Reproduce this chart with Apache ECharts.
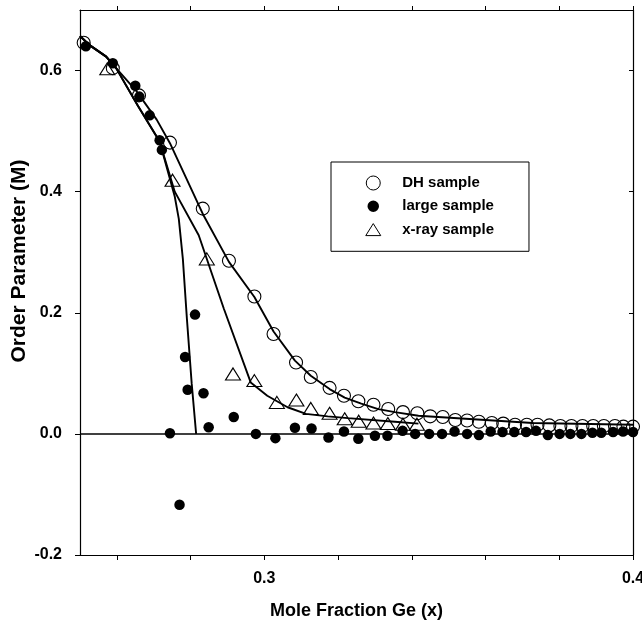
<!DOCTYPE html>
<html>
<head>
<meta charset="utf-8">
<script src="https://cdn.jsdelivr.net/npm/echarts@6/dist/echarts.min.js"></script>
<style>
html,body{margin:0;padding:0;background:#fff;}
#chart{width:642px;height:624px;}
</style>
</head>
<body>
<div id="chart"></div>
<script>
// ---- data ----
const dhX = [0.2510,0.2589,0.2660,0.2744,0.2833,0.2904,0.2973,0.3025,0.3086,0.3126,0.3177,0.3216,0.3255,0.3296,0.3336,0.3376,0.3415,0.3450,0.3484,0.3518,0.3550,0.3582,0.3617,0.3648,0.3680,0.3712,0.3741,0.3773,0.3803,0.3833,0.3863,0.3892,0.3921,0.3951,0.3974,0.4000];
const dhY = [0.646,0.604,0.559,0.481,0.372,0.286,0.227,0.165,0.118,0.094,0.076,0.063,0.054,0.048,0.041,0.036,0.034,0.029,0.028,0.023,0.022,0.020,0.018,0.017,0.015,0.015,0.015,0.014,0.013,0.013,0.013,0.013,0.013,0.013,0.012,0.012];

const largeX = [0.2516,0.2589,0.2650,0.2661,0.2689,0.2716,0.2722,0.2744,0.2770,0.2785,0.2792,0.2812,0.2835,0.2849,0.2917,0.2977,0.3030,0.3083,0.3128,0.3174,0.3216,0.3255,0.3300,0.3334,0.3375,0.3409,0.3447,0.3482,0.3516,0.3550,0.3582,0.3614,0.3646,0.3678,0.3710,0.3737,0.3769,0.3801,0.3830,0.3860,0.3890,0.3914,0.3946,0.3973,0.4000];
const largeY = [0.640,0.612,0.575,0.557,0.526,0.485,0.469,0.001,-0.117,0.127,0.073,0.197,0.067,0.011,0.028,0.000,-0.007,0.010,0.009,-0.006,0.004,-0.008,-0.003,-0.003,0.005,0.000,0.000,0.000,0.004,0.000,-0.002,0.004,0.003,0.003,0.003,0.005,-0.002,0.000,0.000,0.000,0.002,0.002,0.003,0.004,0.003];

const xrayX = [0.2574,0.2751,0.2844,0.2915,0.2973,0.3034,0.3087,0.3126,0.3177,0.3218,0.3256,0.3296,0.3335,0.3376,0.3414];
const xrayY = [0.603,0.419,0.289,0.099,0.088,0.052,0.056,0.042,0.034,0.025,0.021,0.018,0.017,0.016,0.016];

// fitted curves
const dhFitX = [0.2500,0.2526,0.2571,0.2598,0.2653,0.2708,0.2744,0.2835,0.2904,0.2973,0.3025,0.3083,0.3126,0.3177,0.3218,0.3263,0.3309,0.3354,0.3418,0.3546,0.3728,0.4000];
const dhFitY = [0.657,0.642,0.623,0.604,0.566,0.519,0.480,0.361,0.284,0.226,0.169,0.121,0.096,0.074,0.060,0.050,0.041,0.036,0.030,0.025,0.018,0.015];

const largeFitX = [0.2500,0.2526,0.2571,0.2598,0.2657,0.2716,0.2757,0.2768,0.2779,0.2790,0.2803,0.2815];
const largeFitY = [0.657,0.642,0.623,0.604,0.542,0.483,0.392,0.355,0.289,0.190,0.083,0.000];

const xrayFitX = [0.2500,0.2526,0.2571,0.2598,0.2657,0.2716,0.2757,0.2822,0.2890,0.2963,0.3008,0.3063,0.3113,0.3172,0.3227,0.3354,0.3418];
const xrayFitY = [0.657,0.642,0.623,0.604,0.542,0.483,0.400,0.328,0.207,0.085,0.063,0.044,0.033,0.029,0.026,0.020,0.017];

// axis ticks / labels
const xTicks = [0.26,0.28,0.30,0.32,0.34,0.36,0.38,0.40];
const xLabels = [0.3,0.4];
const yTicks = [-0.2,0.0,0.2,0.4,0.6];
const yLabels = [-0.2,0.0,0.2,0.4,0.6];
const seriesNames = ['DH sample','large sample','x-ray sample'];
const yTitle = 'Order Parameter (M)';
const xTitle = 'Mole Fraction Ge (x)';

const zip = (a,b) => a.map((v,i)=>[v,b[i]]);
const FONT = "'Liberation Sans', Arial, sans-serif";
const black = '#000';
// triangle icon with a bounding box slightly larger than the triangle (keeps its aspect in the legend)
const TRI_ICON = 'path://M-8.75,-7M8.75,7M0,-6L7.5,6L-7.5,6Z';

const chart = echarts.init(document.getElementById('chart'), null, {renderer:'canvas'});
const fitLine = (name, xs, ys) => ({
  name, type:'line', data: zip(xs,ys), showSymbol:false, symbol:'none',
  lineStyle:{color:black, width:1.9}, silent:true, z:2, clip:true
});

chart.setOption({
  animation:false,
  backgroundColor:'#fff',
  grid:{left:80, right:9, top:10, bottom:69, containLabel:false, outerBoundsMode:'none'},
  graphic:[{
    type:'text', x:19, y:261, rotation:Math.PI/2, silent:true,
    style:{text:yTitle, fill:black, font:"bold 21px 'Liberation Sans', Arial, sans-serif",
           align:'center', verticalAlign:'middle'}
  }],
  legend:{
    orient:'vertical', left:331, top:162,
    itemWidth:48, itemHeight:14, itemGap:5.3,
    padding:[12,35,12.7,33],
    borderColor:black, borderWidth:1, backgroundColor:'#fff',
    selectedMode:false,
    textStyle:{fontSize:15, fontWeight:'bold', fontFamily:FONT, color:black, lineHeight:18},
    data:[
      {name:seriesNames[0], icon:'circle', itemStyle:{color:'#fff', borderColor:black, borderWidth:1, opacity:1}},
      {name:seriesNames[1], icon:'circle', itemStyle:{color:black, borderColor:'#fff', borderWidth:2.5, opacity:1}},
      {name:seriesNames[2], icon:TRI_ICON, itemStyle:{color:'#fff', borderColor:black, borderWidth:1, opacity:1}}
    ]
  },
  xAxis:[
    {type:'value', position:'bottom', min:0.25, max:0.4,
     name:xTitle, nameLocation:'middle', nameGap:47,
     nameTextStyle:{fontSize:18, fontWeight:'bold', fontFamily:FONT, color:black},
     splitLine:{show:false},
     axisLine:{show:true, onZero:false, lineStyle:{color:black, width:1.2}},
     axisTick:{show:true, customValues:xTicks, length:5, lineStyle:{color:black}},
     axisLabel:{customValues:xLabels, margin:16, fontSize:16, fontWeight:'bold', fontFamily:FONT, color:black,
                formatter:v=>v.toFixed(1)}
    },
    {type:'value', position:'top', min:0.25, max:0.4,
     splitLine:{show:false},
     axisLine:{show:true, onZero:false, lineStyle:{color:black, width:1.2}},
     axisTick:{show:true, customValues:xTicks, length:4, inside:false, lineStyle:{color:black}},
     axisLabel:{show:false}
    }
  ],
  yAxis:[
    {type:'value', position:'left', min:-0.2, max:0.7,
     splitLine:{show:false},
     axisLine:{show:true, onZero:false, lineStyle:{color:black, width:1.2}},
     axisTick:{show:true, customValues:yTicks, length:5, lineStyle:{color:black}},
     axisLabel:{customValues:yLabels, margin:18, fontSize:16, fontWeight:'bold', fontFamily:FONT, color:black,
                formatter:v=>v.toFixed(1)}
    },
    {type:'value', position:'right', min:-0.2, max:0.7,
     splitLine:{show:false},
     axisLine:{show:true, onZero:false, lineStyle:{color:black, width:1.2}},
     axisTick:{show:true, customValues:yTicks, length:4, inside:true, lineStyle:{color:black}},
     axisLabel:{show:false}
    }
  ],
  series:[
    Object.assign(fitLine('DH fit', dhFitX, dhFitY), {
      markLine:{silent:true, symbol:['none','none'], label:{show:false},
        lineStyle:{color:black, width:1.6, type:'solid'}, data:[{yAxis:0}]}
    }),
    fitLine('large fit', largeFitX, largeFitY),
    fitLine('x-ray fit', xrayFitX, xrayFitY),
    {name:seriesNames[0], type:'scatter', data:zip(dhX,dhY), symbol:'circle', symbolSize:13,
     itemStyle:{color:'rgba(255,255,255,0)', borderColor:black, borderWidth:1.1, opacity:1}, z:4},
    {name:seriesNames[1], type:'scatter', data:zip(largeX,largeY), symbol:'circle', symbolSize:10.5,
     itemStyle:{color:black, opacity:1}, z:5},
    {name:seriesNames[2], type:'scatter', data:zip(xrayX,xrayY), symbol:'triangle', symbolSize:[15,12],
     itemStyle:{color:'rgba(255,255,255,0)', borderColor:black, borderWidth:1.1, opacity:1}, z:4}
  ]
});
</script>
</body>
</html>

▶ [Task requirements]
From the material above, gather all lines that include the string "with" and copy them.

▶ [The reply]
Reproduce this chart with Apache ECharts.
// triangle icon with a bounding box slightly larger than the triangle (keeps its aspect in the legend)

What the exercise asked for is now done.